In river country, brush country or woodlands, a bow or shotgun (even a handgun) may be used with success. This is where your patience will be tested because a coyote coming in under cover is a stealthy dog indeed! They’ll slink from tree to tree, brush pile to blow down, stone wall to beaver dam, even creep up between crop rows (such as corn, peanuts or soybeans) and the process can take 30 minutes or more. But, as long as there is suitable cover between you the coyote will keep coming.
It’s not necessary to be able to see a long distance while coyote hunting. You need only be able to thoroughly cover the area directly downwind from you, in a path about 20 yards wide. The coyote will zig and zag as cover allows all the way up the scent trail, and he will keep coming as long as your cover scent is working and you do not make any unnecessary moves.
The coyote’s eyes and ears are its personal protection devices, but the coyote hunts primarily with its nose. No matter what it sees or hears, the coyote (and foxes) will follow the scent trail to the source no matter how far it must travel to get downwind of the subject. This is critical information for hunters, because even if you have the perfect setup and are the world’s greatest caller, you still won’t ever see a coyote if you make the mistake of facing upwind. Sure, you will call predators in to within spitting distance, but that does you no good if they show up behind you!

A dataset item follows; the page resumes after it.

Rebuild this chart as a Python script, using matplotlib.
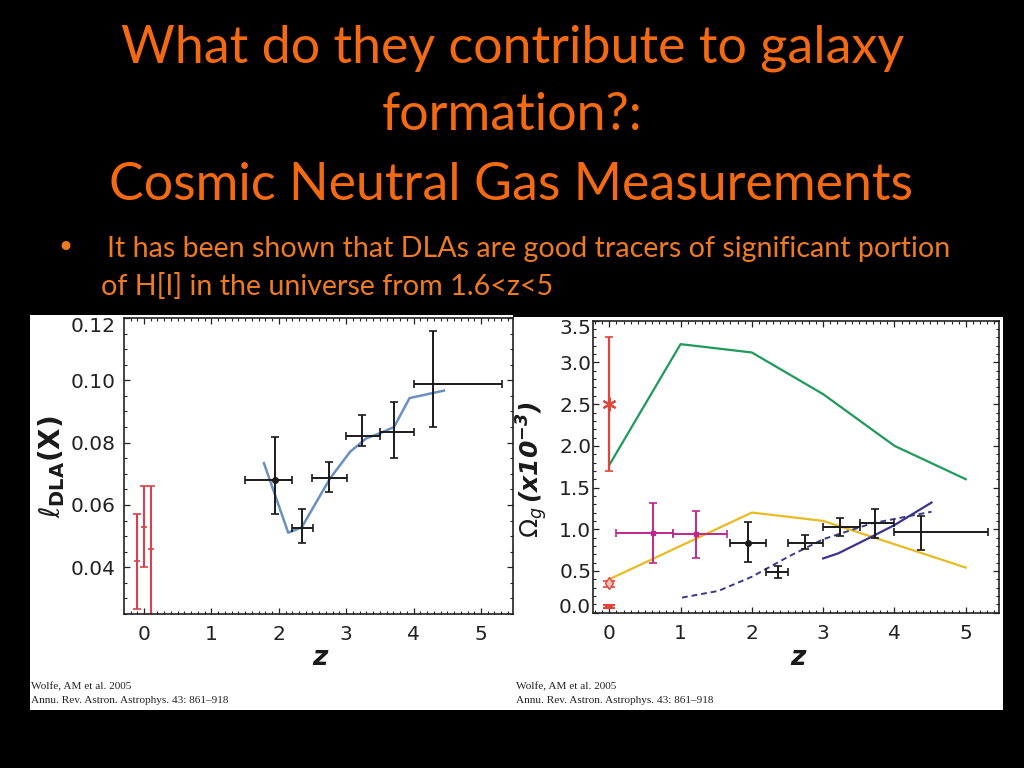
import matplotlib
matplotlib.use('Agg')
import matplotlib.pyplot as plt
import matplotlib.patches as mpatches
from matplotlib.ticker import MultipleLocator
from matplotlib.transforms import ScaledTranslation

# ---------------- data ----------------
title_lines = ["What do they contribute to galaxy", "formation?:", "Cosmic Neutral Gas Measurements"]
bullet_lines = ["It has been shown that DLAs are good tracers of significant portion",
                "of H[I] in the universe from 1.6<z<5"]
citation = ["Wolfe, AM et al. 2005", "Annu. Rev. Astron. Astrophys. 43: 861\u2013918"]

# left panel: l_DLA(X)
z_local = [-0.1, 0.0, 0.1]
l_local = [0.042, 0.053, 0.046]
l_local_lo = [0.0265, 0.040, 0.020]
l_local_hi = [0.057, 0.066, 0.066]

z_dla = [1.94, 2.35, 2.75, 3.24, 3.71, 4.29]
l_dla = [0.0680, 0.0527, 0.0686, 0.0822, 0.0835, 0.0988]
z_dla_lo = [1.50, 2.19, 2.50, 2.99, 3.50, 4.01]
z_dla_hi = [2.20, 2.51, 3.01, 3.50, 4.01, 5.31]
l_dla_lo = [0.0571, 0.0477, 0.0640, 0.0790, 0.0752, 0.0849]
l_dla_hi = [0.0817, 0.0586, 0.0737, 0.0889, 0.0930, 0.1157]

z_model_l = [1.78, 2.14, 2.34, 2.76, 3.06, 3.30, 3.50, 3.71, 3.94, 4.45]
l_model = [0.0734, 0.0511, 0.0528, 0.0685, 0.0771, 0.0814, 0.0830, 0.0850, 0.0943, 0.0967]

# right panel: Omega_g (x1e-3)
z_green = [0, 1, 2, 3, 4, 5]
om_green = [1.77, 3.22, 3.12, 2.62, 2.00, 1.60]
z_yellow = [0, 1, 2, 3, 4, 5]
om_yellow = [0.40, 0.80, 1.20, 1.10, 0.82, 0.54]
z_dash = [1.02, 1.53, 2.00, 2.51, 3.00, 3.68, 4.52]
om_dash = [0.18, 0.26, 0.43, 0.67, 0.88, 1.07, 1.21]
z_navy = [3.00, 3.21, 3.68, 4.00, 4.52]
om_navy = [0.65, 0.71, 0.91, 1.05, 1.32]

z_mag = [0.61, 1.22]
om_mag = [0.96, 0.94]
z_mag_lo = [0.10, 0.90]
z_mag_hi = [0.89, 1.65]
om_mag_lo = [0.60, 0.66]
om_mag_hi = [1.32, 1.22]

z_blk = [1.94, 2.36, 2.74, 3.24, 3.73, 4.37]
om_blk = [0.84, 0.49, 0.84, 1.03, 1.07, 0.97]
z_blk_lo = [1.70, 2.20, 2.50, 3.00, 3.51, 4.00]
z_blk_hi = [2.20, 2.51, 3.00, 3.51, 4.00, 5.31]
om_blk_lo = [0.61, 0.42, 0.76, 0.92, 0.90, 0.75]
om_blk_hi = [1.09, 0.56, 0.93, 1.14, 1.24, 1.16]

om_star = 2.50
om_star_lo, om_star_hi = 1.70, 3.31
om_diam = 0.35
om_diam_lo, om_diam_hi = 0.31, 0.38
om_low = 0.07
om_low_lo, om_low_hi = 0.05, 0.09

# ---------------- figure ----------------
W, H = 1024, 768
fig = plt.figure(figsize=(10.24, 7.68), dpi=100, facecolor='black')


def fx(x):
    return x / W


def fy(y):
    return 1 - y / H


def panel(x0, y0, x1, y1):
    r = mpatches.Rectangle((fx(x0), fy(y1)), (x1 - x0) / W, (y1 - y0) / H,
                           transform=fig.transFigure, facecolor='white',
                           edgecolor='none', zorder=-5)
    fig.add_artist(r)


panel(30, 315, 513, 710)
panel(513, 317, 1003, 710)

renderer = fig.canvas.get_renderer()


def fit_text(x, y, s, target_w, **kw):
    t = fig.text(x, y, s, **kw)
    w = t.get_window_extent(renderer=renderer).width
    t.set_fontsize(t.get_fontsize() * target_w / w)
    return t


TITLE_C = '#f46a12'
BODY_C = '#ee7b22'
tfont = 'Lato'

t1 = fig.text(fx(513), fy(63), title_lines[0], color=TITLE_C, family=tfont, fontsize=34,
              ha='center', va='baseline')
t3 = fig.text(fx(511), fy(200), title_lines[2], color=TITLE_C, family=tfont, fontsize=34,
              ha='center', va='baseline')
w1 = t1.get_window_extent(renderer=renderer).width
w3 = t3.get_window_extent(renderer=renderer).width
scale = 0.5 * (784 / w1 + 807 / w3)
tsize = 34 * scale
t1.set_fontsize(tsize)
t3.set_fontsize(tsize)
fig.text(fx(512), fy(130), title_lines[1], color=TITLE_C, family=tfont, fontsize=tsize,
         ha='center', va='baseline')

# bullet
fig.text(fx(65), fy(249), '\u2022', color=BODY_C, family='DejaVu Sans', fontsize=22,
         ha='center', va='center')
b1 = fit_text(fx(107), fy(257), bullet_lines[0], 844, color=BODY_C, family=tfont,
              fontsize=20, ha='left', va='baseline')
fig.text(fx(101), fy(295), bullet_lines[1], color=BODY_C, family=tfont,
         fontsize=b1.get_fontsize(), ha='left', va='baseline')

# citations
for cx in (31, 516):
    c2 = fit_text(fx(cx), fy(703), citation[1], 199, color='#222222',
                  family='Liberation Serif', fontsize=7, ha='left', va='baseline')
    fig.text(fx(cx), fy(689), citation[0], color='#222222', family='Liberation Serif',
             fontsize=c2.get_fontsize(), ha='left', va='baseline')

TICK_FS = 14.5


def style_axes(ax, ymajor, yminor):
    ax.set_facecolor('none')
    for s in ax.spines.values():
        s.set_linewidth(1.2)
        s.set_color('#222222')
    ax.xaxis.set_major_locator(MultipleLocator(1))
    ax.xaxis.set_minor_locator(MultipleLocator(0.1))
    ax.yaxis.set_major_locator(MultipleLocator(ymajor))
    ax.yaxis.set_minor_locator(MultipleLocator(yminor))
    ax.tick_params(which='both', direction='in', top=True, right=True, colors='#222222')
    ax.tick_params(which='major', length=4.5, width=0.9)
    ax.tick_params(which='minor', length=2.3, width=0.8)


# ---------- left axes ----------
axL = fig.add_axes([fx(124.3), fy(614), (513 - 124.3) / W, (614 - 318) / H])
axL.set_xlim(-0.292, 5.475)
axL.set_ylim(0.025, 0.120)
style_axes(axL, 0.02, 0.005)
axL.set_yticks([0.04, 0.06, 0.08, 0.10, 0.12])
axL.set_yticklabels(['0.04', '0.06', '0.08', '0.10', '0.12'], family='DejaVu Sans',
                    fontsize=TICK_FS, color='#222222')
axL.set_xticks([0, 1, 2, 3, 4, 5])
axL.set_xticklabels(['0', '1', '2', '3', '4', '5'], family='DejaVu Sans',
                    fontsize=TICK_FS, color='#222222')
axL.tick_params(axis='y', pad=6)
axL.tick_params(axis='x', pad=8)

red_l = '#d9404e'
for zi, li, lo, hi in zip(z_local, l_local, l_local_lo, l_local_hi):
    axL.errorbar([zi], [li], yerr=[[li - lo], [hi - li]], fmt='_', color=red_l,
                 ms=5, mew=1.2, elinewidth=1.5, capsize=3, capthick=1.2)

axL.plot(z_model_l, l_model, color='#6b8fc0', lw=1.8, zorder=3)
for i, (zi, li) in enumerate(zip(z_dla, l_dla)):
    axL.errorbar([zi], [li],
                 xerr=[[zi - z_dla_lo[i]], [z_dla_hi[i] - zi]],
                 yerr=[[li - l_dla_lo[i]], [l_dla_hi[i] - li]],
                 fmt='o' if i == 0 else 'none', ms=4, color='#1a1a1a',
                 elinewidth=1.4, capsize=3, capthick=1.2, zorder=4)

# ---------- right axes ----------
axR = fig.add_axes([fx(593.3), fy(612.6), (999 - 593.3) / W, (612.6 - 320.8) / H])
axR.set_xlim(-0.224, 5.466)
axR.set_ylim(0.0, 3.5)
style_axes(axR, 0.5, 0.1)
axR.set_yticks([0.0, 0.5, 1.0, 1.5, 2.0, 2.5, 3.0, 3.5])
axR.set_yticklabels(['0.0', '0.5', '1.0', '1.5', '2.0', '2.5', '3.0', '3.5'],
                    family='DejaVu Sans', fontsize=TICK_FS, color='#222222')
axR.set_xticks([0, 1, 2, 3, 4, 5])
axR.set_xticklabels(['0', '1', '2', '3', '4', '5'], family='DejaVu Sans',
                    fontsize=TICK_FS, color='#222222')
axR.tick_params(axis='y', pad=1.5)
axR.tick_params(axis='x', pad=8)

axR.plot(z_green, om_green, color='#1e9a5c', lw=1.6, zorder=3)
axR.plot(z_yellow, om_yellow, color='#e8bb24', lw=1.6, zorder=3)
axR.plot(z_dash, om_dash, color='#3a3a8a', lw=1.4, ls=(0, (3, 2)), zorder=3)
axR.plot(z_navy, om_navy, color='#3a3490', lw=1.6, zorder=3)

red_r = '#e0453a'
axR.errorbar([0], [om_star], yerr=[[om_star - om_star_lo], [om_star_hi - om_star]],
             fmt='none', color=red_r, elinewidth=1.6,
             capsize=3, capthick=1.2, zorder=5)
axR.plot([0], [om_star], marker=(6, 2, 0), ms=10, mew=1.5, color=red_r, ls='none',
         zorder=6)
axR.errorbar([0], [om_diam], yerr=[[om_diam - om_diam_lo], [om_diam_hi - om_diam]],
             fmt='d', ms=6, mfc='#f6c0b8', mec=red_r, color=red_r, elinewidth=1.3,
             capsize=4, capthick=1.2, zorder=5)
axR.errorbar([0], [om_low], yerr=[[om_low - om_low_lo], [om_low_hi - om_low]],
             fmt='_', ms=6, mew=1.5, color=red_r, elinewidth=1.3,
             capsize=4, capthick=1.2, zorder=5)

mag = '#c0268c'
for i, (zi, oi) in enumerate(zip(z_mag, om_mag)):
    axR.errorbar([zi], [oi], xerr=[[zi - z_mag_lo[i]], [z_mag_hi[i] - zi]],
                 yerr=[[oi - om_mag_lo[i]], [om_mag_hi[i] - oi]],
                 fmt='s', ms=3.5, color=mag, elinewidth=1.4, capsize=3, capthick=1.2,
                 zorder=4)

for i, (zi, oi) in enumerate(zip(z_blk, om_blk)):
    axR.errorbar([zi], [oi], xerr=[[zi - z_blk_lo[i]], [z_blk_hi[i] - zi]],
                 yerr=[[oi - om_blk_lo[i]], [om_blk_hi[i] - oi]],
                 fmt='o' if i == 0 else 'none', ms=4, color='#1a1a1a',
                 elinewidth=1.4, capsize=3, capthick=1.2, zorder=4)


# shift end labels inward as in the reference
def shift_label(ax, idx, dy_px):
    tick = ax.yaxis.get_major_ticks()[idx]
    lab = tick.label1
    lab.set_transform(lab.get_transform() + ScaledTranslation(0, dy_px / 100, fig.dpi_scale_trans))


shift_label(axL, 4, -7)
shift_label(axR, 7, -6)
shift_label(axR, 0, 7)

# axis labels
fig.text(fx(320), fy(658), 'z', family='DejaVu Sans', fontsize=19, fontweight='bold',
         fontstyle='italic', color='#1a1a1a', ha='center', va='center')
fig.text(fx(798), fy(658), 'z', family='DejaVu Sans', fontsize=19, fontweight='bold',
         fontstyle='italic', color='#1a1a1a', ha='center', va='center')
fig.text(fx(52), fy(467), r'$\ell_{\mathbf{DLA}}\mathbf{(X)}$', fontsize=20,
         rotation=90, color='#1a1a1a', ha='center', va='center')
fig.text(fx(532), fy(470), r'$\Omega_g\,\mathbfit{(x10^{-3})}$', fontsize=18,
         rotation=90, color='#1a1a1a', ha='center', va='center')

fig.savefig('out.png', dpi=100, facecolor='black')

So, Rule No. 1 in coyote hunting: face downwind. This means you must use a cover scent because no coyote is going to come running into the scent of a human being no matter how often you wash yourself or your hunting clothes. There is nothing in the human realm that attracts coyotes, so go with the natural flow and use a realistic, local cover scent such as skunk, rabbit, fox or raccoon — anything that’s not human or patently illogical for your part of the country. If the coyote hears realistic calling but smells unfamiliar odors, those eyes and ears will be on high beam and the game will be over — you simply can not fool them with a cavalier “good enough” approach.